Con estos antecedentes, lo único que hizo Margaret Thatcher fue aplicar una serie de reformas tan evidentes desde el punto de vista de la tutela del interés general como la prohibición de los flying pickets, esas escuadras de choque que, con estrategias de guerrilla urbana, se aseguraban de paralizar los núcleos vitales (comunicaciones, transportes…) –práctica que paradójicamente sigue siendo generalizada en España- o como la obligación de que la decisión de ir a la huelga fuese adoptada por votación secreta a través de una urna. Supongo que a algunos de nuestros más rancios sindicalistas les parecerá que no poder promover una asamblea de huelga con votación a mano alzada y la pertinente coacción violenta a los esquiroles es todo un ataque a la libertad sindical, pero no hace falta ser un genio para intuir que lo único que se persigue con este tipo de medidas es proteger de igual modo a los que quieren ejercer su derecho a la huelga y los que quieren ejercer su derecho a trabajar. Y esta en esta “cruzada” no estaba sola la Baronesa, sino que canalizaba un sentimiento de desencanto muy extendido entre los trabajadores británicos, fruto del desamparo que percibían en una situación de grave crisis económica, en la que los Trade Unions se habían convertido en un poder autónomo que sólo velaba por sí mismo. Baste recordar que otro de los privilegios suprimidos por la Thatcher fue la closed shop, que obligaba a afiliarse a un sindicato a quienes buscaban trabajo en un sector específico. De hecho los niveles de afiliación sindical cayeron a la mitad al final de los ochenta, porque los trabajadores dieron la espalda a tales organizaciones e incluso el Partido Laborista pudo independizarse de la losa sindical, deshacerse de Neil Kinock y abrir el camino de transformación que culminaría en uno de sus más largos períodos en el 10 de Downing Street.

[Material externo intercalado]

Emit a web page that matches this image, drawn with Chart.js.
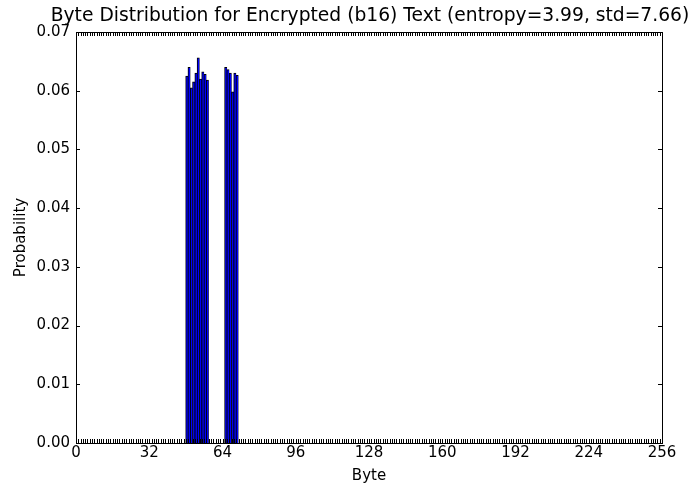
<!DOCTYPE html>
<html>
<head>
<meta charset="utf-8">
<script src="https://cdn.jsdelivr.net/npm/chart.js@4.4.1/dist/chart.umd.min.js"></script>
<style>
    html, body { margin: 0; padding: 0; background: #ffffff; }
    canvas { display: block; }
</style>
</head>
<body>
<canvas id="graficoBytes" width="695" height="485"></canvas>
<script>
// Bytes presentes en el texto codificado en b16 ('0'-'9' y 'A'-'F')
const bytes = [48, 49, 50, 51, 52, 53, 54, 55, 56, 57, 65, 66, 67, 68, 69, 70];
const probabilidades = [0.0625, 0.0640, 0.0605, 0.0615, 0.0630, 0.0656, 0.0620, 0.0632, 0.0628, 0.0618,
    0.0640, 0.0636, 0.0630, 0.0598, 0.0630, 0.0626];
const ticksX = [0, 32, 64, 96, 128, 160, 192, 224, 256];
const ticksY = [0, 0.01, 0.02, 0.03, 0.04, 0.05, 0.06, 0.07];
const titulo = 'Byte Distribution for Encrypted (b16) Text (entropy=3.99, std=7.66)';

const fuente = 'DejaVu Sans';

/**
 * Dibuja el marco del gráfico y las marcas hacia adentro (estilo matplotlib clásico)
 */
const marcoPlugin = {
    id: 'marco',
    afterDatasetsDraw(chart) {
        const ctx = chart.ctx;
        const area = chart.chartArea;
        const x = chart.scales.x;
        const y = chart.scales.y;
        ctx.save();
        ctx.strokeStyle = '#000000';
        ctx.lineWidth = 1;
        ctx.beginPath();
        // marcas del eje x en cada byte, abajo y arriba
        for (let v = x.min; v <= x.max; v++) {
            const px = Math.round(x.getPixelForValue(v)) + 0.5;
            ctx.moveTo(px, area.bottom);
            ctx.lineTo(px, area.bottom - 4);
            ctx.moveTo(px, area.top);
            ctx.lineTo(px, area.top + 4);
        }
        ticksY.forEach(v => {
            const py = Math.round(y.getPixelForValue(v)) + 0.5;
            ctx.moveTo(area.left, py);
            ctx.lineTo(area.left + 4, py);
            ctx.moveTo(area.right, py);
            ctx.lineTo(area.right - 4, py);
        });
        ctx.stroke();
        ctx.strokeRect(Math.round(area.left) + 0.5, Math.round(area.top) + 0.5,
            Math.round(area.right - area.left), Math.round(area.bottom - area.top));
        ctx.restore();
    },
    // el título va centrado sobre el área del gráfico, como en matplotlib
    afterDraw(chart) {
        const ctx = chart.ctx;
        const area = chart.chartArea;
        ctx.save();
        ctx.fillStyle = '#000000';
        ctx.font = '18.7px "' + fuente + '"';
        ctx.textAlign = 'center';
        ctx.textBaseline = 'alphabetic';
        ctx.fillText(titulo, (area.left + area.right) / 2 + 1, area.top - 11);
        ctx.restore();
    }
};

document.addEventListener('DOMContentLoaded', function () {
    const ctx = document.getElementById('graficoBytes').getContext('2d');
    // matplotlib antiguo: barras alineadas al borde izquierdo, ancho 0.8 (más el borde negro)
    const puntos = bytes.map((b, i) => ({ x: b + 0.4, y: probabilidades[i] }));

    new Chart(ctx, {
        type: 'bar',
        data: {
            datasets: [{
                data: puntos,
                backgroundColor: '#0000ff',
                borderColor: '#000000',
                borderWidth: { top: 1, left: 1, right: 0.5, bottom: 0 },
                borderSkipped: false,
                barPercentage: 1.0,
                categoryPercentage: 1.0
            }]
        },
        options: {
            responsive: false,
            animation: false,
            devicePixelRatio: 1,
            layout: {
                padding: { left: 0, right: 33, top: 32, bottom: 0 }
            },
            plugins: {
                legend: { display: false },
                tooltip: { enabled: false },
                title: { display: false }
            },
            scales: {
                x: {
                    type: 'linear',
                    min: 0,
                    max: 256,
                    offset: false,
                    grid: { display: false, drawTicks: false },
                    border: { display: false },
                    afterBuildTicks: function (scale) {
                        scale.ticks = ticksX.map(v => ({ value: v }));
                    },
                    afterFit: function (scale) {
                        scale.height = 42;
                    },
                    ticks: {
                        color: '#000000',
                        padding: 1,
                        maxRotation: 0,
                        autoSkip: false,
                        font: { family: fuente, size: 15 },
                        callback: function (value) {
                            return String(value);
                        }
                    },
                    title: {
                        display: true,
                        text: 'Byte',
                        color: '#000000',
                        font: { family: fuente, size: 15 },
                        padding: { top: 5, bottom: 0 }
                    }
                },
                y: {
                    min: 0,
                    max: 0.07,
                    grid: { display: false, drawTicks: false },
                    border: { display: false },
                    afterBuildTicks: function (scale) {
                        scale.ticks = ticksY.map(v => ({ value: v }));
                    },
                    afterFit: function (scale) {
                        scale.width = 76;
                    },
                    ticks: {
                        color: '#000000',
                        padding: 6,
                        autoSkip: false,
                        font: { family: fuente, size: 15 },
                        callback: function (value) {
                            return value.toFixed(2);
                        }
                    },
                    title: {
                        display: true,
                        text: 'Probability',
                        color: '#000000',
                        font: { family: fuente, size: 15 },
                        padding: { top: 12, bottom: 0 }
                    }
                }
            }
        },
        plugins: [marcoPlugin]
    });
});
</script>
</body>
</html>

No creo que Aguirre haya abierto una guerra contra los sindicatos. Pero lo cierto es que las actuales organizaciones sindicales llamadas mayoritarias adolecen de una serie de defectos, algunos similares a los de la Inglaterra de 1980, que las hacen poco atractivas a los ojos de muchos trabajadores españoles, sin necesidad de campañas de la Presidenta. Nuestros sindicatos tienen unos niveles de afiliación bajísimos en términos comparables de la OCDE y suplen esa escasa representatividad real con la representación formal que por ley tienen atribuida en la negociación colectiva. Su sustento económico no proviene de las cuotas de sus pocos afiliados, sino de las generosas asignaciones, directas e indirectas, del presupuesto público. También hay que subrayar que dicha falta de representatividad y autonomía se pueden predicar en iguales términos respecto de las organizaciones empresariales mayoritarias, dirigidas por empresarios que nunca lo han sido o cuya trayectoria es manifiestamente mejorable. A ello se añade en el caso de los sindicatos la sensación de que ellos mismos, o cuando menos sus líderes, han dado una cobertura rayana en la complicidad a un gobierno inepto que negaba la crisis y se resistía a afrontarla mientras ésta se cebaba de forma dramática con los trabajadores. Además existe la impresión de que sólo por guardar las formas y aparentar lo que no son, al estilo de los sindicatos verticales y su revolución pendiente, han terminado por convocar una huelga general que parece más dirigida socavar a la oposición que al gobierno cuyas medidas se cuestionan, al menos si atendemos a la estrategia de comunicación audiovisual con la que calientan motores.
Pienso que Esperanza Aguirre no ha iniciado ni pretende iniciar una guerra contra los sindicatos pero, si lo hiciese, a lo mejor encontraba un apoyo similar al que en su día suscitó Margaret Thatcher en el Reino Unido, cuando no hizo otra cosa que canalizar y liderar un sentimiento ampliamente extendido. Tal vez deberían los sindicatos españoles buscar dentro de sí mismos para encontrar las razones de esa corriente antisindical que denuncian y tomar las medidas pertinentes para crear una verdadera base social, en vez de buscar chivos expiatorios y enemigos externos. Cuando al final del conflicto preguntaron a la primera ministra quién había ganado, respondió que, si había algún vencedor serían los mineros, los estibadores, los camioneros, los ferroviarios, los trabajadores de las centrales eléctricas y en suma, todos aquéllos que, en mitad de una larga y salvaje ofensiva del TUC, habían conseguido incluso incrementar el PIB británico en dicho período. Y realmente así fue percibido por una gran parte de los que vivíamos entonces en Gran Bretaña.